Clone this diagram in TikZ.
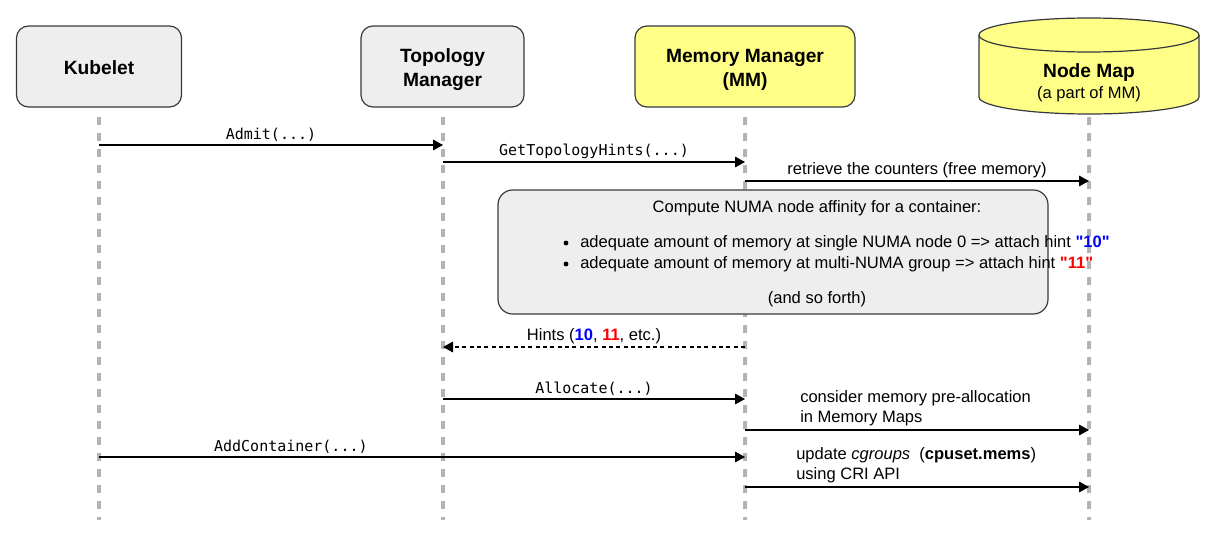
\documentclass[tikz,border=0pt]{standalone}
\usepackage{fontspec}
\setmainfont{Liberation Sans}
\setmonofont{DejaVu Sans Mono}
\usetikzlibrary{arrows.meta}
\definecolor{boxgray}{HTML}{EEEEEE}
\definecolor{boxyel}{HTML}{FFFF88}
\definecolor{edge}{HTML}{36393D}
\definecolor{lifegray}{HTML}{B3B3B3}
\definecolor{hblue}{HTML}{0000FF}
\definecolor{hred}{HTML}{FF0000}
\begin{document}
\begin{tikzpicture}[x=0.75pt,y=-0.75pt,
  actor/.style={draw=edge,line width=0.9pt,rounded corners=9pt,inner sep=0pt,
    minimum height=60.75pt},
  actortext/.style={align=center,inner sep=0pt,font=\fontsize{14.4}{18}\selectfont\bfseries},
  lifeline/.style={draw=lifegray,line width=2.4pt,dash pattern=on 6pt off 6pt},
  msg/.style={draw=black,line width=0.9pt,-{Triangle[length=7.5pt,width=8pt]}},
  reply/.style={msg,dash pattern=on 3pt off 2.5pt},
  mono/.style={font=\fontsize{11.25}{13}\selectfont\ttfamily,inner sep=0pt},
  txt/.style={font=\fontsize{12.4}{15}\selectfont,inner sep=0pt},
  dot/.style={circle,fill=black,inner sep=0pt,minimum size=3.6pt},
  lbl/.style={midway,yshift=8pt}
]
\useasboundingbox (0,0) rectangle (1217,543);

% actors
\node[actor,fill=boxgray,minimum width=123.75pt,
  label={[actortext,yshift=-1pt]center:Kubelet}] (kub) at (99,66.5) {};
\node[actor,fill=boxgray,minimum width=122.25pt,
  label={[actortext,yshift=-2.5pt]center:Topology\\Manager}] (top) at (442.5,66.5) {};
\node[actor,fill=boxyel,minimum width=165pt,
  label={[actortext,yshift=-2.5pt]center:Memory Manager\\(MM)}] (mm) at (745,66.5) {};

% Node Map cylinder
\path[fill=boxyel,draw=edge,line width=0.9pt]
  (979,35) -- (979,97) arc[start angle=180,end angle=0,x radius=110,y radius=17]
  -- (1199,35) arc[start angle=360,end angle=180,x radius=110,y radius=17] -- cycle;
\draw[edge,line width=0.9pt] (979,35) arc[start angle=180,end angle=0,x radius=110,y radius=17];
\node[font=\fontsize{14.4}{18}\selectfont\bfseries,inner sep=0pt] (nmap) at (1089,73) {Node Map};
\node[txt] (nmsub) at (1089,94) {(a part of MM)};

% lifelines
\coordinate (kubT) at (99,117);   \coordinate (kubB) at (99,520);
\coordinate (topT) at (443,117);  \coordinate (topB) at (443,520);
\coordinate (mmT) at (745,117);   \coordinate (mmB) at (745,520);
\coordinate (nmT) at (1089,117);  \coordinate (nmB) at (1089,520);
\draw[lifeline] (kubT) -- (kubB);
\draw[lifeline] (topT) -- (topB);
\draw[lifeline] (mmT) -- (mmB);
\draw[lifeline] (nmT) -- (nmB);

% message points
\coordinate (k1) at (99,145);  \coordinate (t1) at (443,145);
\coordinate (t2) at (443,162); \coordinate (m2) at (745,162);
\coordinate (m3) at (745,181); \coordinate (n3) at (1089,181);
\coordinate (m4) at (745,347); \coordinate (t4) at (443,347);
\coordinate (t5) at (443,399); \coordinate (m5) at (745,399);
\coordinate (m6) at (745,430); \coordinate (n6) at (1089,430);
\coordinate (k7) at (99,457);  \coordinate (m7) at (745,457);
\coordinate (m8) at (745,487); \coordinate (n8) at (1089,487);

\draw[msg] (k1) -- node[lbl,mono] {Admit(...)} (t1);
\draw[msg] (t2) -- node[lbl,mono] {GetTopologyHints(...)} (m2);
\draw[msg] (m3) -- node[lbl,txt] {retrieve the counters (free memory)} (n3);

% note
\node[draw=edge,line width=0.9pt,fill=boxgray,rounded corners=11pt,minimum width=412.5pt,minimum height=93pt] (note) at (773,252) {};
\node[txt] (nt) at (817,208) {Compute NUMA node affinity for a container:};
\node[dot] (bu1) at (566,243) {};
\node[txt,anchor=west] (b1) at (580,243) {adequate amount of memory at single NUMA node 0 => attach hint \textcolor{hblue}{\textbf{\textquotedbl10\textquotedbl}}};
\node[dot] (bu2) at (566,264) {};
\node[txt,anchor=west] (b2) at (580,264) {adequate amount of memory at multi-NUMA group => attach hint \textcolor{hred}{\textbf{\textquotedbl11\textquotedbl}}};
\node[txt] (nf) at (817,299) {(and so forth)};

\draw[reply] (m4) -- node[lbl,txt] {Hints (\textcolor{hblue}{\textbf{10}}, \textcolor{hred}{\textbf{11}}, etc.)} (t4);
\draw[msg] (t5) -- node[lbl,mono] {Allocate(...)} (m5);
\draw[msg] (m6) -- (n6);
\node[txt,anchor=west,align=left] (cons) at (800,408) {consider memory pre-allocation\\in Memory Maps};
\draw[msg] (k7) -- node[pos=0.297,yshift=8pt,mono] {AddContainer(...)} (m7);
\draw[msg] (m8) -- (n8);
\node[txt,anchor=west,align=left] (upd) at (796,465.5) {update \textit{cgroups}\ \ (\textbf{cpuset.mems})\\using CRI API};
\end{tikzpicture}
\end{document}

———

EXERCISE REQUIREMENTS -> Write out the listing above again, exactly, but with no pictures in the copy.

RESPONSE TO THIS TASK ->
Clone this diagram in TikZ.
\documentclass[tikz,border=0pt]{standalone}
\usepackage{fontspec}
\setmainfont{Liberation Sans}
\setmonofont{DejaVu Sans Mono}
\usetikzlibrary{arrows.meta}
\definecolor{boxgray}{HTML}{EEEEEE}
\definecolor{boxyel}{HTML}{FFFF88}
\definecolor{edge}{HTML}{36393D}
\definecolor{lifegray}{HTML}{B3B3B3}
\definecolor{hblue}{HTML}{0000FF}
\definecolor{hred}{HTML}{FF0000}
\begin{document}
\begin{tikzpicture}[x=0.75pt,y=-0.75pt,
  actor/.style={draw=edge,line width=0.9pt,rounded corners=9pt,inner sep=0pt,
    minimum height=60.75pt},
  actortext/.style={align=center,inner sep=0pt,font=\fontsize{14.4}{18}\selectfont\bfseries},
  lifeline/.style={draw=lifegray,line width=2.4pt,dash pattern=on 6pt off 6pt},
  msg/.style={draw=black,line width=0.9pt,-{Triangle[length=7.5pt,width=8pt]}},
  reply/.style={msg,dash pattern=on 3pt off 2.5pt},
  mono/.style={font=\fontsize{11.25}{13}\selectfont\ttfamily,inner sep=0pt},
  txt/.style={font=\fontsize{12.4}{15}\selectfont,inner sep=0pt},
  dot/.style={circle,fill=black,inner sep=0pt,minimum size=3.6pt},
  lbl/.style={midway,yshift=8pt}
]
\useasboundingbox (0,0) rectangle (1217,543);

% actors
\node[actor,fill=boxgray,minimum width=123.75pt,
  label={[actortext,yshift=-1pt]center:Kubelet}] (kub) at (99,66.5) {};
\node[actor,fill=boxgray,minimum width=122.25pt,
  label={[actortext,yshift=-2.5pt]center:Topology\\Manager}] (top) at (442.5,66.5) {};
\node[actor,fill=boxyel,minimum width=165pt,
  label={[actortext,yshift=-2.5pt]center:Memory Manager\\(MM)}] (mm) at (745,66.5) {};

% Node Map cylinder
\path[fill=boxyel,draw=edge,line width=0.9pt]
  (979,35) -- (979,97) arc[start angle=180,end angle=0,x radius=110,y radius=17]
  -- (1199,35) arc[start angle=360,end angle=180,x radius=110,y radius=17] -- cycle;
\draw[edge,line width=0.9pt] (979,35) arc[start angle=180,end angle=0,x radius=110,y radius=17];
\node[font=\fontsize{14.4}{18}\selectfont\bfseries,inner sep=0pt] (nmap) at (1089,73) {Node Map};
\node[txt] (nmsub) at (1089,94) {(a part of MM)};

% lifelines
\coordinate (kubT) at (99,117);   \coordinate (kubB) at (99,520);
\coordinate (topT) at (443,117);  \coordinate (topB) at (443,520);
\coordinate (mmT) at (745,117);   \coordinate (mmB) at (745,520);
\coordinate (nmT) at (1089,117);  \coordinate (nmB) at (1089,520);
\draw[lifeline] (kubT) -- (kubB);
\draw[lifeline] (topT) -- (topB);
\draw[lifeline] (mmT) -- (mmB);
\draw[lifeline] (nmT) -- (nmB);

% message points
\coordinate (k1) at (99,145);  \coordinate (t1) at (443,145);
\coordinate (t2) at (443,162); \coordinate (m2) at (745,162);
\coordinate (m3) at (745,181); \coordinate (n3) at (1089,181);
\coordinate (m4) at (745,347); \coordinate (t4) at (443,347);
\coordinate (t5) at (443,399); \coordinate (m5) at (745,399);
\coordinate (m6) at (745,430); \coordinate (n6) at (1089,430);
\coordinate (k7) at (99,457);  \coordinate (m7) at (745,457);
\coordinate (m8) at (745,487); \coordinate (n8) at (1089,487);

\draw[msg] (k1) -- node[lbl,mono] {Admit(...)} (t1);
\draw[msg] (t2) -- node[lbl,mono] {GetTopologyHints(...)} (m2);
\draw[msg] (m3) -- node[lbl,txt] {retrieve the counters (free memory)} (n3);

% note
\node[draw=edge,line width=0.9pt,fill=boxgray,rounded corners=11pt,minimum width=412.5pt,minimum height=93pt] (note) at (773,252) {};
\node[txt] (nt) at (817,208) {Compute NUMA node affinity for a container:};
\node[dot] (bu1) at (566,243) {};
\node[txt,anchor=west] (b1) at (580,243) {adequate amount of memory at single NUMA node 0 => attach hint \textcolor{hblue}{\textbf{\textquotedbl10\textquotedbl}}};
\node[dot] (bu2) at (566,264) {};
\node[txt,anchor=west] (b2) at (580,264) {adequate amount of memory at multi-NUMA group => attach hint \textcolor{hred}{\textbf{\textquotedbl11\textquotedbl}}};
\node[txt] (nf) at (817,299) {(and so forth)};

\draw[reply] (m4) -- node[lbl,txt] {Hints (\textcolor{hblue}{\textbf{10}}, \textcolor{hred}{\textbf{11}}, etc.)} (t4);
\draw[msg] (t5) -- node[lbl,mono] {Allocate(...)} (m5);
\draw[msg] (m6) -- (n6);
\node[txt,anchor=west,align=left] (cons) at (800,408) {consider memory pre-allocation\\in Memory Maps};
\draw[msg] (k7) -- node[pos=0.297,yshift=8pt,mono] {AddContainer(...)} (m7);
\draw[msg] (m8) -- (n8);
\node[txt,anchor=west,align=left] (upd) at (796,465.5) {update \textit{cgroups}\ \ (\textbf{cpuset.mems})\\using CRI API};
\end{tikzpicture}
\end{document}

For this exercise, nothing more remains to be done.